### [Task to complete]
Leave out the pictures and set down exactly the lines from the start of the listing through the one with "var xTicks = [0, 20000, 40000, 60000, 80000, 100000];", both included.

### [Raw data]
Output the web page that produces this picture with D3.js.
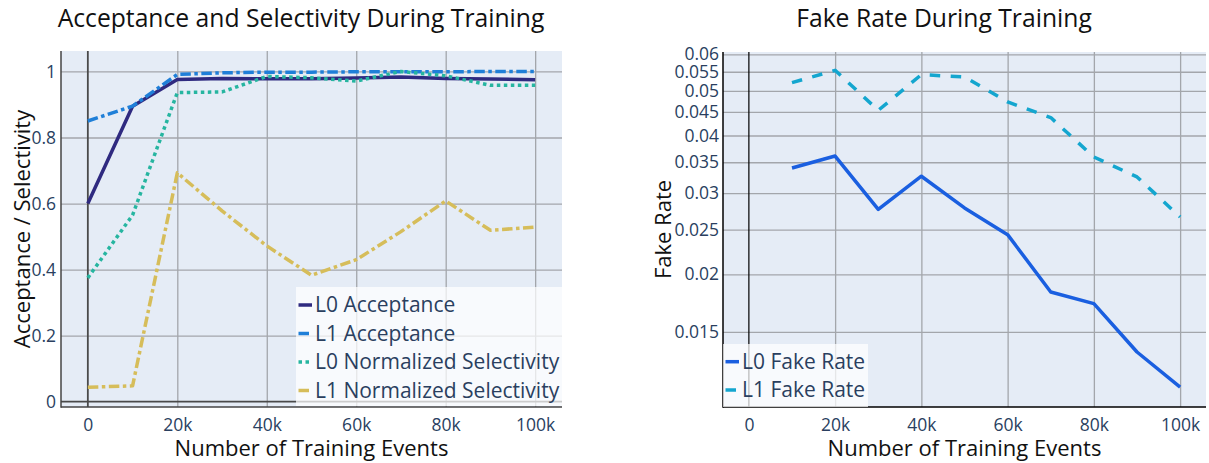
<!DOCTYPE html>
<html>
<head>
<meta charset="utf-8">
<script src="https://cdn.jsdelivr.net/npm/d3@7"></script>
<style>
body { margin: 0; background: #fff; }
text { font-family: "Open Sans", sans-serif; }
</style>
</head>
<body>
<svg id="chart" width="1209" height="463"></svg>
<script>
// training steps (number of training events)
var steps = [0, 10000, 20000, 30000, 40000, 50000, 60000, 70000, 80000, 90000, 100000];
var xTicks = [0, 20000, 40000, 60000, 80000, 100000];

// left chart series
var l0Acceptance = [0.600, 0.895, 0.976, 0.979, 0.978, 0.978, 0.980, 0.983, 0.979, 0.977, 0.975];
var l1Acceptance = [0.850, 0.895, 0.991, 0.996, 0.998, 0.998, 0.999, 0.999, 0.999, 1.000, 1.000];
var l0Selectivity = [0.375, 0.565, 0.936, 0.938, 0.985, 0.981, 0.971, 1.000, 0.987, 0.958, 0.958];
var l1Selectivity = [0.044, 0.048, 0.693, 0.578, 0.472, 0.383, 0.430, 0.515, 0.608, 0.519, 0.529];
var leftYTicks = [0, 0.2, 0.4, 0.6, 0.8, 1];

// right chart series
var fakeSteps = [10000, 20000, 30000, 40000, 50000, 60000, 70000, 80000, 90000, 100000];
var l0FakeRate = [0.0340, 0.0361, 0.02767, 0.03264, 0.02786, 0.02438, 0.01831, 0.01728, 0.01357, 0.01139];
var l1FakeRate = [0.05209, 0.05539, 0.04536, 0.05421, 0.05358, 0.0473, 0.04375, 0.03593, 0.03253, 0.02663];
var rightYTicks = [0.015, 0.02, 0.025, 0.03, 0.035, 0.04, 0.045, 0.05, 0.055, 0.06];

var svg = d3.select("#chart");
var tickColor = "#2a3f5f", gridColor = "#a3a6ab", bg = "#e5ecf6";
var fmtX = function(d) { return d === 0 ? "0" : (d / 1000) + "k"; };

//Draw one panel: background, grid, axes, titles
function panel(p) {
    var g = svg.append("g");
    var x = p.x, y = p.y;
    var x0 = x.range()[0], x1 = x.range()[1], y0 = y.range()[0], y1 = y.range()[1];

    g.append("rect")
        .attr("x", x0).attr("y", y1)
        .attr("width", x1 - x0).attr("height", y0 - y1)
        .attr("fill", bg);

    // vertical grid
    g.append("g")
        .attr("transform", "translate(0," + y0 + ")")
        .call(d3.axisBottom(x).tickValues(xTicks.filter(function(d) { return d !== 0; })).tickSize(-(y0 - y1)).tickFormat(""))
        .call(function(a) { a.select(".domain").remove(); a.selectAll("line").attr("stroke", gridColor).attr("stroke-width", 1.3); });

    // horizontal grid
    g.append("g")
        .attr("transform", "translate(" + x0 + ",0)")
        .call(d3.axisLeft(y).tickValues(p.yTicks.filter(function(d) { return d !== 0; })).tickSize(-(x1 - x0)).tickFormat(""))
        .call(function(a) { a.select(".domain").remove(); a.selectAll("line").attr("stroke", gridColor).attr("stroke-width", 1.3); });

    // zero lines
    g.append("line")
        .attr("x1", x(0)).attr("x2", x(0)).attr("y1", y1).attr("y2", y0)
        .attr("stroke", p.zeroColor).attr("stroke-width", p.zeroWidth);
    if (p.yZero) {
        g.append("line")
            .attr("x1", x0).attr("x2", x1).attr("y1", y(0)).attr("y2", y(0))
            .attr("stroke", p.zeroColor).attr("stroke-width", p.zeroWidth);
    }

    // tick labels
    g.append("g")
        .attr("transform", "translate(0," + y0 + ")")
        .call(d3.axisBottom(x).tickValues(xTicks).tickSize(0).tickPadding(11.5).tickFormat(fmtX))
        .call(function(a) { a.select(".domain").remove(); a.selectAll("text").attr("fill", tickColor).style("font-size", "17.5px").style("font-family", "Open Sans"); });

    g.append("g")
        .attr("transform", "translate(" + x0 + ",0)")
        .call(d3.axisLeft(y).tickValues(p.yTicks).tickSize(0).tickPadding(p.yPad).tickFormat(d3.format("~g")))
        .call(function(a) { a.select(".domain").remove(); a.selectAll("text").attr("fill", tickColor).style("font-size", "17.5px").style("font-family", "Open Sans"); });

    p.g = g;
    return p;
}

function axisLines(p) {
    var x0 = p.x.range()[0], x1 = p.x.range()[1], y0 = p.y.range()[0], y1 = p.y.range()[1];
    p.g.append("line").attr("x1", x0).attr("x2", x0).attr("y1", y1).attr("y2", y0 + 0.75)
        .attr("stroke", p.axisColor).attr("stroke-width", 1.5);
    p.g.append("line").attr("x1", x0).attr("x2", x1).attr("y1", y0).attr("y2", y0)
        .attr("stroke", p.axisColor).attr("stroke-width", 1.5);

    svg.append("text")
        .attr("x", p.titleX).attr("y", 27)
        .attr("text-anchor", "middle")
        .style("font-size", "24.7px").attr("fill", "#111")
        .text(p.title);
    svg.append("text")
        .attr("x", (x0 + x1) / 2).attr("y", 456)
        .attr("text-anchor", "middle")
        .style("font-size", "22px").attr("fill", "#111")
        .text("Number of Training Events");
    svg.append("text")
        .attr("transform", "translate(" + p.yTitleX + "," + (y0 + y1) / 2 + ") rotate(-90)")
        .attr("text-anchor", "middle")
        .attr("dy", "0.35em")
        .style("font-size", "22px").attr("fill", "#111")
        .text(p.yTitle);
}

function drawSeries(p, xs, series) {
    var line = d3.line()
        .x(function(d) { return p.x(d[0]); })
        .y(function(d) { return p.y(d[1]); });
    series.forEach(function(s) {
        p.g.append("path")
            .datum(xs.map(function(v, i) { return [v, s.values[i]]; }))
            .attr("d", line)
            .attr("fill", "none")
            .attr("stroke", s.color)
            .attr("stroke-width", 3.5)
            .attr("stroke-linejoin", "round")
            .attr("stroke-dasharray", s.dash);
    });
}

function legend(box, rowYs, series) {
    var g = svg.append("g");
    g.append("rect")
        .attr("x", box.x).attr("y", box.y).attr("width", box.w).attr("height", box.h)
        .attr("fill", "rgba(255,255,255,0.72)");
    series.forEach(function(s, i) {
        g.append("line")
            .attr("x1", box.x + 2.5).attr("x2", box.x + 16).attr("y1", rowYs[i]).attr("y2", rowYs[i])
            .attr("stroke", s.color).attr("stroke-width", 3.5)
            .attr("stroke-dasharray", s.dash);
        g.append("text")
            .attr("x", box.x + 19).attr("y", rowYs[i])
            .attr("dy", "0.35em")
            .style("font-size", "21px").attr("fill", tickColor)
            .text(s.name);
    });
}

// ---- left chart ----
var left = panel({
    x: d3.scaleLinear().domain([-6000, 106000]).range([61, 562]),
    y: d3.scaleLinear().domain([-0.016, 1.062]).range([407, 51]),
    yTicks: leftYTicks, yPad: 5, yZero: true,
    zeroColor: "#4a4a4a", zeroWidth: 1.8, axisColor: "#444",
    title: "Acceptance and Selectivity During Training", titleX: 301,
    yTitle: "Acceptance / Selectivity", yTitleX: 22
});
var leftSeries = [
    {name: "L0 Acceptance", values: l0Acceptance, color: "#2f2a80", dash: null},
    {name: "L1 Acceptance", values: l1Acceptance, color: "#1f7fd8", dash: "10.5,3.5,3.5,3.5"},
    {name: "L0 Normalized Selectivity", values: l0Selectivity, color: "#26b5a0", dash: "3.5,3.5"},
    {name: "L1 Normalized Selectivity", values: l1Selectivity, color: "#d6bd5a", dash: "10.5,3.5,3.5,3.5"}
];
drawSeries(left, steps, leftSeries);
axisLines(left);
legend({x: 296, y: 287, w: 266, h: 119}, [305, 333.5, 362, 390.5], leftSeries);

// ---- right chart ----
var right = panel({
    x: d3.scaleLinear().domain([-6000, 106000]).range([723, 1206]),
    y: d3.scaleLog().domain([0.01031, 0.0607]).range([407, 52]),
    yTicks: rightYTicks, yPad: 4, yZero: false,
    zeroColor: "#000", zeroWidth: 1.2, axisColor: "#000",
    title: "Fake Rate During Training", titleX: 944,
    yTitle: "Fake Rate", yTitleX: 663
});
var rightSeries = [
    {name: "L0 Fake Rate", values: l0FakeRate, color: "#1a5fe0", dash: null},
    {name: "L1 Fake Rate", values: l1FakeRate, color: "#14a6cf", dash: "10.5,10.5"}
];
drawSeries(right, fakeSteps, rightSeries);
axisLines(right);
legend({x: 723, y: 344, w: 145, h: 63}, [361.7, 390], rightSeries);
</script>
</body>
</html>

### [Exercise answer]
Output the web page that produces this picture with D3.js.
<!DOCTYPE html>
<html>
<head>
<meta charset="utf-8">
<script src="https://cdn.jsdelivr.net/npm/d3@7"></script>
<style>
body { margin: 0; background: #fff; }
text { font-family: "Open Sans", sans-serif; }
</style>
</head>
<body>
<svg id="chart" width="1209" height="463"></svg>
<script>
// training steps (number of training events)
var steps = [0, 10000, 20000, 30000, 40000, 50000, 60000, 70000, 80000, 90000, 100000];
var xTicks = [0, 20000, 40000, 60000, 80000, 100000];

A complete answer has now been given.